Besides, venturing forth would get in the way of her punishing schedule of watching episodes of Homes Under the Hammer, followed by a trip to Asda at 6pm to rifle through the Whoops! reductions on fresh cream cakes. Then there are her  weeks in Blackpool, playing dodge-the-mobility-scooter, which she books from the back of the local paper. No lastminute.com for my mother.

So there's no point in me littering social media on Mothering Sunday with photos of her cuddling me as a podgy two-year-old, as is the modern way. Mother's Day on Instagram is a new feast day for the gushingly sentimental and showy. A certain oneupmanship sets in by around 11am. You thought I was great, people seem to be saying, but wait, here's my mother! It's remarkable how many people's mothers – according to Instagram – were a heady mix of Germaine Greer, Mother Theresa and Delia Smith, or at the very least the local answer to Brigitte Bardot. I save my energies and my battery life.
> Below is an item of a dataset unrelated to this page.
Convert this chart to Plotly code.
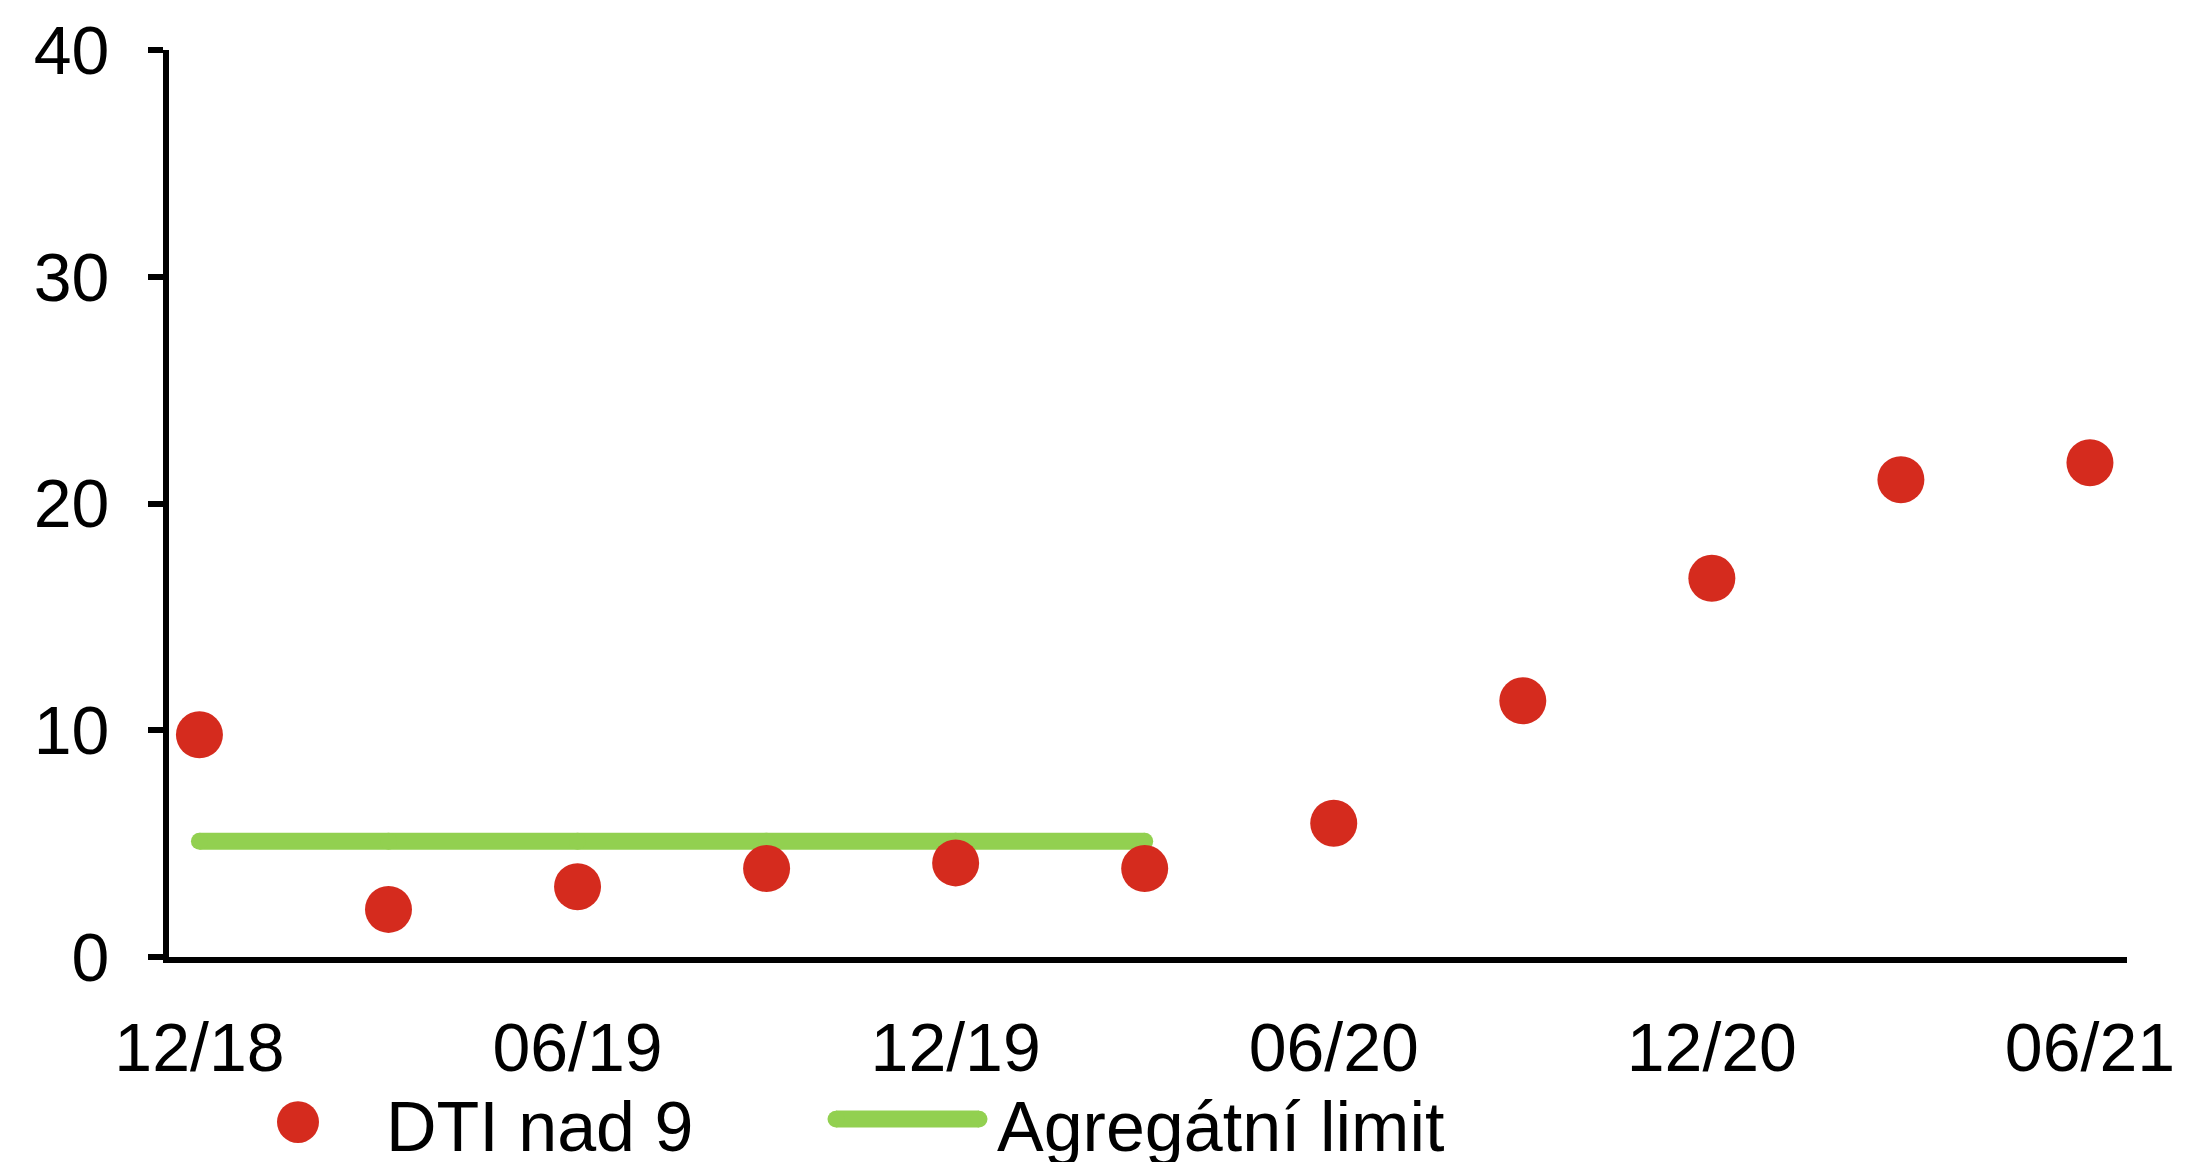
import plotly.graph_objects as go

# ---- data ----
quarters = ["12/18", "03/19", "06/19", "09/19", "12/19", "03/20",
            "06/20", "09/20", "12/20", "03/21", "06/21"]
dti_over_9 = [9.8, 2.1, 3.1, 3.9, 4.15, 3.9, 5.9, 11.3, 16.7, 21.05, 21.8]
limit_quarters = ["12/18", "03/19", "06/19", "09/19", "12/19", "03/20"]
limit_values = [5.1, 5.1, 5.1, 5.1, 5.1, 5.1]
tick_labels = ["12/18", "06/19", "12/19", "06/20", "12/20", "06/21"]
y_ticks = [0, 10, 20, 30, 40]

RED = "#D52B1E"
GREEN = "#92D050"
FONT = "Liberation Sans, Arial, sans-serif"
FS = 68

W, H = 2188, 1162
L, R, T, B = 169, 61, 45, 205
PW, PH = W - L - R, H - T - B

idx = {q: i for i, q in enumerate(quarters)}

fig = go.Figure()
fig.add_trace(go.Scatter(
    x=[idx[q] for q in limit_quarters], y=limit_values,
    mode="lines+markers", name="Agregátní limit",
    line=dict(color=GREEN, width=17),
    marker=dict(color=GREEN, size=17, line=dict(width=0)),
    showlegend=False, hoverinfo="skip"))
fig.add_trace(go.Scatter(
    x=[idx[q] for q in quarters], y=dti_over_9,
    mode="markers", name="DTI nad 9",
    marker=dict(color=RED, size=47, line=dict(width=0)),
    showlegend=False))

def px_x(p):
    return (p - L) / PW

def px_y(p):
    return (T + PH - p) / PH

shapes = []
# legend: red dot
cx, cy, r = 298, 1123, 21
shapes.append(dict(type="circle", xref="paper", yref="paper",
                   x0=px_x(cx - r), x1=px_x(cx + r),
                   y0=px_y(cy + r), y1=px_y(cy - r),
                   fillcolor=RED, line=dict(width=0)))
# legend: green line with round caps
lx0, lx1, ly, lw = 836, 979, 1120, 17
shapes.append(dict(type="line", xref="paper", yref="paper",
                   x0=px_x(lx0), x1=px_x(lx1), y0=px_y(ly), y1=px_y(ly),
                   line=dict(color=GREEN, width=lw)))
for ex in (lx0, lx1):
    shapes.append(dict(type="circle", xref="paper", yref="paper",
                       x0=px_x(ex - lw / 2), x1=px_x(ex + lw / 2),
                       y0=px_y(ly + lw / 2), y1=px_y(ly - lw / 2),
                       fillcolor=GREEN, line=dict(width=0)))

LFS = 70
annotations = [
    dict(text="DTI nad 9", xref="paper", yref="paper", x=px_x(384), y=px_y(1128),
         xanchor="left", yanchor="middle", showarrow=False,
         font=dict(family=FONT, size=LFS, color="black")),
    dict(text="Agregátní limit", xref="paper", yref="paper", x=px_x(995), y=px_y(1128),
         xanchor="left", yanchor="middle", showarrow=False,
         font=dict(family=FONT, size=LFS, color="black")),
]

fig.update_layout(
    width=W, height=H,
    margin=dict(l=L, r=R, t=T, b=B),
    paper_bgcolor="white", plot_bgcolor="white",
    font=dict(family=FONT, size=FS, color="black"),
    shapes=shapes, annotations=annotations,
    showlegend=False,
)
fig.update_xaxes(
    range=[-0.161, 10.196],
    tickmode="array",
    tickvals=[idx[q] for q in tick_labels],
    ticktext=tick_labels,
    showline=True, linecolor="black", linewidth=6,
    ticks="", showgrid=False, zeroline=False,
    ticklabelstandoff=26,
    tickfont=dict(family=FONT, size=FS, color="black"),
)
fig.update_yaxes(
    range=[0, 40],
    tickmode="array", tickvals=y_ticks,
    showline=True, linecolor="black", linewidth=6,
    ticks="outside", ticklen=15, tickwidth=6, tickcolor="black",
    showgrid=False, zeroline=False,
    ticklabelstandoff=25,
    tickfont=dict(family=FONT, size=FS, color="black"),
)

fig.write_html("out.html",
               config={"displayModeBar": False},
               post_script="document.body.style.margin='0';document.body.style.overflow='hidden';")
My mother wouldn't see the photos anyway.

And even if Margaret at No 22 – who has a Dell laptop in order to Skype her kids in Australia – showed my mother my Instagram love-fest, she would merely wonder why I'd put a photo of me and her at the 1975 Farnborough Airshow on to the World Wide Web for any old weirdo to gawp at. Face it, if you want to make women like my mother happy on Mother's Day, forget the internet. You get on a train. You leave your phone and your laptop behind. You show up and eat fruit scones with her in person. It's like a text message, but better.

As my life has gone fully digital and I've become welded to 4G and superfast wi-fi, my mother's demands have started to seem thoroughly unreasonable. She wants me to ring her on a landline at a prearranged time and spend 45 minutes chatting. What – on my blistering, important schedule? She wants me to schlep to a Clintons and find an actual birthday card with a "nice verse" in it, and then write inside the card – with a pen! – and then find a stamp and a postbox. What are we? Amish?

She wants me to either "be at work" or "not be at work", and she doesn't want me to be in a permanent hinterland replying to Twitter direct messages at quarter past midnight and again at 7.15 in the morning. She wants me to see the whites of my brothers' eyes and not just their updates on Facebook. She is unswerving in these opinions. She is the last standing guard of internet refuseniks. She annoys me, but I love her. And a quiet voice in my soul knows that she's right and that our real-life time is precious. I should send her a text and tell her this. If I'm lucky, she might read it by June.